From the provisions of Section 103 of the Act, it is very clear to me that the case of the Plaintiff/Appellant is wholly and exclusively regulated by the Nasarawa State Electoral Law, the National Electoral Commission or the Electoral Act have no place in the election, the elections contemplated by the Electoral Act, are elections into local area Councils as defined under Section 156 of the Electoral Act. Section 156 of the Act defines area Councils as:

“Area Council” means Area Councils recognized and existing by virtue of Section 3 (6) of the Constitution and as set out in Part II of the First Schedule thereof and any additional Area Council provided by an Act of the National Assembly in accordance with Section 8 (5) of the Constitution.”

Section 3(6) of the Constitution provides for 778 Local Governments and six area Councils as set out in the I and II Schedules to the Constitution of the Federal Republic of Nigeria (1999) (as amended), the Appellant in the instant appeal falls within the 778 Local Governments, (Nasarawa Eggon Local Government) he does not come within the schedule to the Constitution where the Electoral Act applies, in other words, he does not belong to a local area council. For the avoidance of doubt, the II schedule to the Constitution where Area Councils are provided is also reproduced as follows:

FEDERAL CAPITAL TERRITORY, ABUJA

Area Councils

Area Council Headquarters

Abaji Abaji

Abuja Municipal Garki

Bwari Bwari

Gwagwalada Gwagwalada

Kuje Kuje

Kwali Kwali​

From the provisions of Section 103 of the Electoral Act, it is very clear to me that elections into Local Government offices conducted under State Laws cannot find their way to the Court of Appeal or Supreme Court under any guise, this is therefore so as rightly found by the lower Court. Politicians operating under the State Electoral laws must begin and end their squabbles and skirmishes within the State, such wrangling must not extend to this Court. The Appellant has no business whatsoever taking his grievance before the lower Court. It is necessary to sound a note of counsel to politicians to learn to respect their Constitution so doing will enrich internal democracy and promote the culture of voluntary compliance, not every irritating claim is deserving of judicial time and attention. Politicians must begin to have faith in their own internal dispute resolution mechanism, they must graduate into managing their internal domestic affairs without running for judicial intervention at all times.

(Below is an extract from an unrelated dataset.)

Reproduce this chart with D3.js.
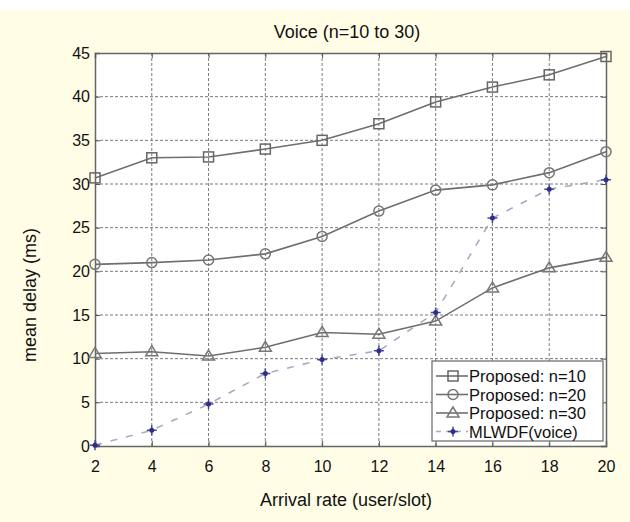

I must just go by the settled position of the law, that this Court cannot exercise jurisdiction once the trial Court or the lower Court is without jurisdiction. An Appellate Court can only exercise its appellate jurisdiction to correct errors of the lower Court. Having decided that the lower Court had no jurisdiction to tinker with the decision of the trial Court, it follows automatically therefore that this Court has no jurisdiction of its own to exercise. See AKINBOBOLA V. PLISSON FISKO NIG LTD & 2 ORS (1991) 1 NWLR (Pt. 167) 270 AT 285.

The Jurisdiction of the lower Court as rightly found by the Court is limited to matters regulated by the Electoral Act or any Act of the National Assembly. The Local Government Electoral Law of Nasarawa State or any other State except that of the Federal Capital Territory as it relates to area Councils cannot confer jurisdiction on the lower Court or this Court.

On the whole therefore, the preliminary objection is meritorious and is accordingly sustained, this Court has no jurisdiction to entertain Appellant’s appeal, it is therefore struck out.

Parties shall bear their respective costs.